If we understand these things, should we question the process? If we ever feel de-stabilized and confused, great! The former structures in consciousness are going to mush. Wonderful! However, when we’re in the middle of it, it may not feel wonderful. We may feel uncertain, doubtful, perhaps even despairing and depressed; we may feel alone, on our own, and under the necessity of sinking or swimming personally. At a dark time we can either remember the state of open-heartedness which brought us to the experience or we can turn away from what at the time we think is the source of our anguish. This is characteristic of adolescence, and something that any of us who have teenagers and all of us who were teenagers know something about.
At some stages most teenagers tend to react to and resist their parents in various ways. I think this happens in the “second puberty” too. Maybe there is a certain reaction to spiritual leadership known in the past. “Well, Uranda was around a long time ago and I love his voice, but how do I really know that ‘he was there’?” Martin’s been gone a long time too. My point here is that questioning is analogous to what probably occurred when we were fifteen and our parents suddenly became stupid. Structures in consciousness arise again to be handled clearly. This should not come as a surprise, and yet to many it does!
The cause of metamorphosis is invisible. It is a spiritual control well back of the cellular level, at what we could call a vibrational level. The caterpillar makes its total living substance available to the metamorphic process: it gives its all. That equates to complete open-heartedness in a person and the willingness to become nothing. With that yieldedness, that openness, then the One Spirit creates a new form out of the substance that was provided by the previous form. Life starts “butterflying” in the chrysalis before the butterfly form comes to the point of emerging from the chrysalis. There is the overlay of butterfly essence to which the mush responds, a pattern of invisible butterfly essence. The mush responds and forms itself along the lines of force in the butterfly essence, utilizing those seed cell groups as contact points in the material. Life “butterflies” first and then the form of butterfly comes around it. When the form is adequately together and mature, the chrysalis-womb can open and the butterfly emerges.
Living essence creates living structure. Essence contains the pattern of both form and function. This is an interesting thing to consider in terms of our own consciousnesses. For example, if I say, “A bird can fly because it has wings,” most people would agree with the statement because if you turn it around it’s clear that a bird could not fly if it didn’t have wings. But if what we call a bird is life “birding” and essence creates structure, then a bird has wings because it flies. Think about how the metamorphic process in consciousness can be released to operate more fully and thus the re-creation of the big life form of humankind may take place efficiently and effectively. This is what I feel we are responsible for.

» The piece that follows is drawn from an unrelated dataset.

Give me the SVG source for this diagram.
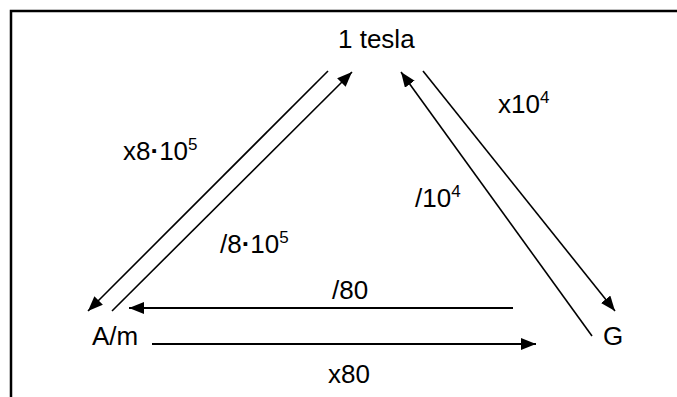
<svg xmlns="http://www.w3.org/2000/svg" width="677" height="397" viewBox="0 0 677 397">
<style>
text{font-family:"Liberation Sans",Arial,sans-serif;font-size:26px;fill:#000}
.sup{font-size:17px}
.dot{font-weight:bold}
.frame{stroke:#000;stroke-width:2.5;fill:none}
.c{stroke:#000;stroke-width:1.6;fill:none;marker-end:url(#ah)}
.h{stroke:#000;stroke-width:2.2;fill:none;marker-end:url(#ah)}
</style>
<defs>
<marker id="ah" markerUnits="userSpaceOnUse" markerWidth="16" markerHeight="12" refX="15" refY="6" orient="auto">
<path d="M0,0 L15,6 L0,12 z" fill="#000"/>
</marker>
</defs>
<rect width="677" height="397" fill="#fff"/>
<path class="frame" d="M11,397 V11 H677"/>
<g id="tesla"><text x="338" y="48">1 tesla</text></g>
<g id="am"><text x="92" y="345">A/m</text></g>
<g id="g"><text x="603" y="345">G</text></g>
<g id="connectors">
<line class="c" x1="328" y1="71" x2="88" y2="311"/>
<line class="c" x1="112" y1="311" x2="352" y2="72"/>
<line class="c" x1="592" y1="336" x2="401" y2="72"/>
<line class="c" x1="423" y1="71" x2="615" y2="311"/>
<line class="h" x1="513" y1="308" x2="129" y2="308"/>
<line class="h" x1="152" y1="344" x2="536" y2="344"/>
</g>
<g id="labels">
<text x="123" y="160">x8<tspan class="dot">·</tspan>10<tspan class="sup" dy="-10">5</tspan></text>
<text x="220" y="253">/8<tspan class="dot">·</tspan>10<tspan class="sup" dy="-10">5</tspan></text>
<text x="498" y="113">x10<tspan class="sup" dy="-10">4</tspan></text>
<text x="415" y="207">/10<tspan class="sup" dy="-10">4</tspan></text>
<text x="332" y="299">/80</text>
<text x="328" y="383">x80</text>
</g>
</svg>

It’s sometimes suggested that a first step toward an experience of new identity is to assume it, even though one might be still convinced of the old one. If we start acting like an adult, even though we may have an adolescent identity, an adult experience will be created. Our essence as human beings is divine, an aspect of the One Spirit. This is already present. It is the constant that is back of all change. We have forms because we live. We don’t live because we have forms. Let’s emphasize the source, the origin, of the life that is flowing through our bodies, minds, and hearts. Let’s identify with that, and the form, the structure, will change to accommodate that real nature. This is the way the door to transmutation opens.
Together, our invisible essences may create humankind anew. We can look at the transformative urge as it is appearing in ourselves and everywhere in our world. We can see it in any terms we might wish—social, political, economic, militarily, you name it. We know this process at a personal level, psychologically, emotionally, but if we relax in openness of heart we can accept the larger pattern in which it is all safely contained. Then the changes occurring in and around ourselves will be in accord with the divine design. That’s how it works. What could be more fulfilling?